(STATED GOAL): Write out all of the entries that follow, word for word, but skip the pictures.

(THE RECORDS):
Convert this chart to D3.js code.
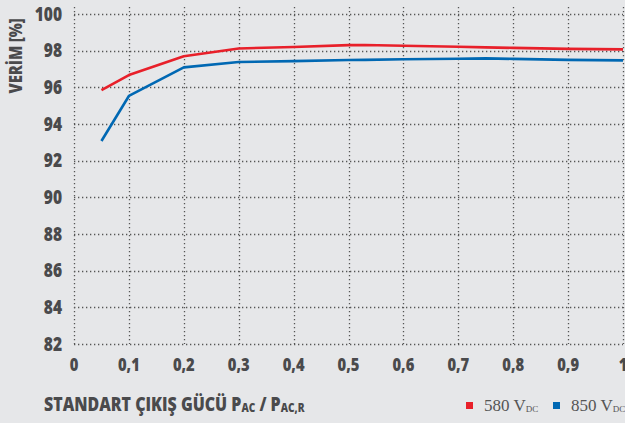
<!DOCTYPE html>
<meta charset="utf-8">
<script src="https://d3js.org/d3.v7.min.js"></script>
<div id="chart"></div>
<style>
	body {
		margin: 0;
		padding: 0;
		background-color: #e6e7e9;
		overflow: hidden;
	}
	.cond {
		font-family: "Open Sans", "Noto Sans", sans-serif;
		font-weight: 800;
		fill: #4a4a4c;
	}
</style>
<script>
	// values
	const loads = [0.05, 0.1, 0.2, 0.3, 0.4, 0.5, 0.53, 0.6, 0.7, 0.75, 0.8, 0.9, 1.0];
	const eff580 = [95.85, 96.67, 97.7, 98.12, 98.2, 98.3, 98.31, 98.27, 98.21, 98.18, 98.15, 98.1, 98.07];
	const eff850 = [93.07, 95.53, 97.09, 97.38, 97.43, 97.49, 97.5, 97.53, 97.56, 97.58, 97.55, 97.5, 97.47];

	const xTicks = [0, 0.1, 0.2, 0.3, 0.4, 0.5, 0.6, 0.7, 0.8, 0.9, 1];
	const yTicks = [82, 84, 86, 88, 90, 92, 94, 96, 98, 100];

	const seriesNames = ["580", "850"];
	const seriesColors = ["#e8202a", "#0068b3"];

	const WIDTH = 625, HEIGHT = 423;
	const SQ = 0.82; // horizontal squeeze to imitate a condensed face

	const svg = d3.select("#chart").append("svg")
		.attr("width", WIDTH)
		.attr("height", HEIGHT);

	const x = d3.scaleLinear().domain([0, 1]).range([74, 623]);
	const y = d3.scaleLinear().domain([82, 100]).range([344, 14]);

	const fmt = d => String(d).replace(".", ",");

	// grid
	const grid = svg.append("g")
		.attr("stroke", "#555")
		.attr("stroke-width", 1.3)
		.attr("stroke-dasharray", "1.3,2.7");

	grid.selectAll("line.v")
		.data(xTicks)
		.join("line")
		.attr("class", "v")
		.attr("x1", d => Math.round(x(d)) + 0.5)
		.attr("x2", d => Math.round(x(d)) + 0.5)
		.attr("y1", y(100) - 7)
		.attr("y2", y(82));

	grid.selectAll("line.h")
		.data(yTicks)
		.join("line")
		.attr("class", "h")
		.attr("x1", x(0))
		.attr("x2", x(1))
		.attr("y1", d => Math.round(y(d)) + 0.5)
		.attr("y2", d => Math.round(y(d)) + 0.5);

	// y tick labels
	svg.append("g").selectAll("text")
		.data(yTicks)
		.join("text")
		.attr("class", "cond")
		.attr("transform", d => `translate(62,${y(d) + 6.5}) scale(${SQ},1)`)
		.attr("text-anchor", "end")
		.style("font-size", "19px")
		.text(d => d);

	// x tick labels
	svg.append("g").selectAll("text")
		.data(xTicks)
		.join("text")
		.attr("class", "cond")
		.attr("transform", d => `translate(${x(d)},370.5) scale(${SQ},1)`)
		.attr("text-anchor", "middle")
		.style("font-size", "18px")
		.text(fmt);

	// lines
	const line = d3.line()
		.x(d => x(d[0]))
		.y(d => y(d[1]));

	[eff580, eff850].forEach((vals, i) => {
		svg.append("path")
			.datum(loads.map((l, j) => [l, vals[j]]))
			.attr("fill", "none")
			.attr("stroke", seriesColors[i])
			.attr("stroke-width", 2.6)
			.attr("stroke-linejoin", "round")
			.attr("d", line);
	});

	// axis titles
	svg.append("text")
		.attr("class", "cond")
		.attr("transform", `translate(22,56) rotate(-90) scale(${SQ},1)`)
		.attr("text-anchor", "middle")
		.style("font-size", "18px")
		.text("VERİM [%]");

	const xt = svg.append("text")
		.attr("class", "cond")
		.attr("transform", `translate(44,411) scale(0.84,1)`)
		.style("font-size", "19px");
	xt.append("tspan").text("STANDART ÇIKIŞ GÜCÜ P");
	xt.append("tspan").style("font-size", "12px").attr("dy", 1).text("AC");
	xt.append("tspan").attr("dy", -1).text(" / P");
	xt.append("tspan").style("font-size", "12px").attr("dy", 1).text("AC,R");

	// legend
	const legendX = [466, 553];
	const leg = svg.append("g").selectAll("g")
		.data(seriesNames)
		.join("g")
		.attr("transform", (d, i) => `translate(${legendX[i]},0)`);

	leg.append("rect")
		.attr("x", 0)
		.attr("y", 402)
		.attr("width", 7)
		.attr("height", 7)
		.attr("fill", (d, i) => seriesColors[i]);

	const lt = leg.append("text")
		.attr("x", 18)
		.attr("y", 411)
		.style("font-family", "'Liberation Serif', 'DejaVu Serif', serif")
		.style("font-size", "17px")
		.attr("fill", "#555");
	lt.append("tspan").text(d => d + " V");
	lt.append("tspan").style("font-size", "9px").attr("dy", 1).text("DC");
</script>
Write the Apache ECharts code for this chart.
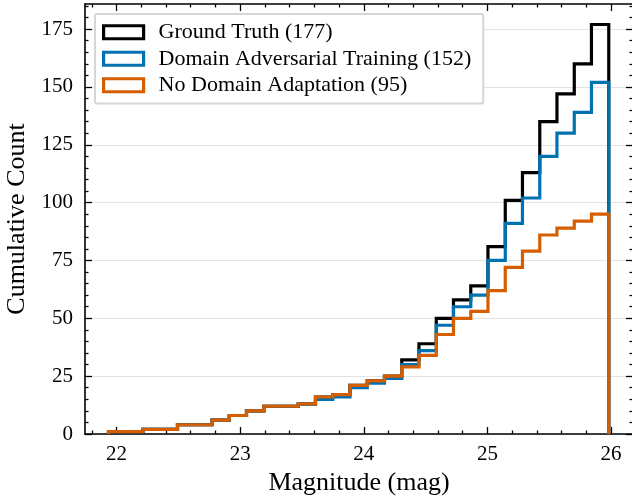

(ANSWER TO THE TASK):
Convert this chart to D3.js code.
<!DOCTYPE html>
<meta charset="utf-8">
<script src="https://d3js.org/d3.v7.min.js"></script>
<div id="chart"></div>
<style>
	body {
		margin: 0;
		padding: 0;
		background-color: #e6e7e9;
		overflow: hidden;
	}
	.cond {
		font-family: "Open Sans", "Noto Sans", sans-serif;
		font-weight: 800;
		fill: #4a4a4c;
	}
</style>
<script>
	// values
	const loads = [0.05, 0.1, 0.2, 0.3, 0.4, 0.5, 0.53, 0.6, 0.7, 0.75, 0.8, 0.9, 1.0];
	const eff580 = [95.85, 96.67, 97.7, 98.12, 98.2, 98.3, 98.31, 98.27, 98.21, 98.18, 98.15, 98.1, 98.07];
	const eff850 = [93.07, 95.53, 97.09, 97.38, 97.43, 97.49, 97.5, 97.53, 97.56, 97.58, 97.55, 97.5, 97.47];

	const xTicks = [0, 0.1, 0.2, 0.3, 0.4, 0.5, 0.6, 0.7, 0.8, 0.9, 1];
	const yTicks = [82, 84, 86, 88, 90, 92, 94, 96, 98, 100];

	const seriesNames = ["580", "850"];
	const seriesColors = ["#e8202a", "#0068b3"];

	const WIDTH = 625, HEIGHT = 423;
	const SQ = 0.82; // horizontal squeeze to imitate a condensed face

	const svg = d3.select("#chart").append("svg")
		.attr("width", WIDTH)
		.attr("height", HEIGHT);

	const x = d3.scaleLinear().domain([0, 1]).range([74, 623]);
	const y = d3.scaleLinear().domain([82, 100]).range([344, 14]);

	const fmt = d => String(d).replace(".", ",");

	// grid
	const grid = svg.append("g")
		.attr("stroke", "#555")
		.attr("stroke-width", 1.3)
		.attr("stroke-dasharray", "1.3,2.7");

	grid.selectAll("line.v")
		.data(xTicks)
		.join("line")
		.attr("class", "v")
		.attr("x1", d => Math.round(x(d)) + 0.5)
		.attr("x2", d => Math.round(x(d)) + 0.5)
		.attr("y1", y(100) - 7)
		.attr("y2", y(82));

	grid.selectAll("line.h")
		.data(yTicks)
		.join("line")
		.attr("class", "h")
		.attr("x1", x(0))
		.attr("x2", x(1))
		.attr("y1", d => Math.round(y(d)) + 0.5)
		.attr("y2", d => Math.round(y(d)) + 0.5);

	// y tick labels
	svg.append("g").selectAll("text")
		.data(yTicks)
		.join("text")
		.attr("class", "cond")
		.attr("transform", d => `translate(62,${y(d) + 6.5}) scale(${SQ},1)`)
		.attr("text-anchor", "end")
		.style("font-size", "19px")
		.text(d => d);

	// x tick labels
	svg.append("g").selectAll("text")
		.data(xTicks)
		.join("text")
		.attr("class", "cond")
		.attr("transform", d => `translate(${x(d)},370.5) scale(${SQ},1)`)
		.attr("text-anchor", "middle")
		.style("font-size", "18px")
		.text(fmt);

	// lines
	const line = d3.line()
		.x(d => x(d[0]))
		.y(d => y(d[1]));

	[eff580, eff850].forEach((vals, i) => {
		svg.append("path")
			.datum(loads.map((l, j) => [l, vals[j]]))
			.attr("fill", "none")
			.attr("stroke", seriesColors[i])
			.attr("stroke-width", 2.6)
			.attr("stroke-linejoin", "round")
			.attr("d", line);
	});

	// axis titles
	svg.append("text")
		.attr("class", "cond")
		.attr("transform", `translate(22,56) rotate(-90) scale(${SQ},1)`)
		.attr("text-anchor", "middle")
		.style("font-size", "18px")
		.text("VERİM [%]");

	const xt = svg.append("text")
		.attr("class", "cond")
		.attr("transform", `translate(44,411) scale(0.84,1)`)
		.style("font-size", "19px");
	xt.append("tspan").text("STANDART ÇIKIŞ GÜCÜ P");
	xt.append("tspan").style("font-size", "12px").attr("dy", 1).text("AC");
	xt.append("tspan").attr("dy", -1).text(" / P");
	xt.append("tspan").style("font-size", "12px").attr("dy", 1).text("AC,R");

	// legend
	const legendX = [466, 553];
	const leg = svg.append("g").selectAll("g")
		.data(seriesNames)
		.join("g")
		.attr("transform", (d, i) => `translate(${legendX[i]},0)`);

	leg.append("rect")
		.attr("x", 0)
		.attr("y", 402)
		.attr("width", 7)
		.attr("height", 7)
		.attr("fill", (d, i) => seriesColors[i]);

	const lt = leg.append("text")
		.attr("x", 18)
		.attr("y", 411)
		.style("font-family", "'Liberation Serif', 'DejaVu Serif', serif")
		.style("font-size", "17px")
		.attr("fill", "#555");
	lt.append("tspan").text(d => d + " V");
	lt.append("tspan").style("font-size", "9px").attr("dy", 1).text("DC");
</script>
Write the Apache ECharts code for this chart.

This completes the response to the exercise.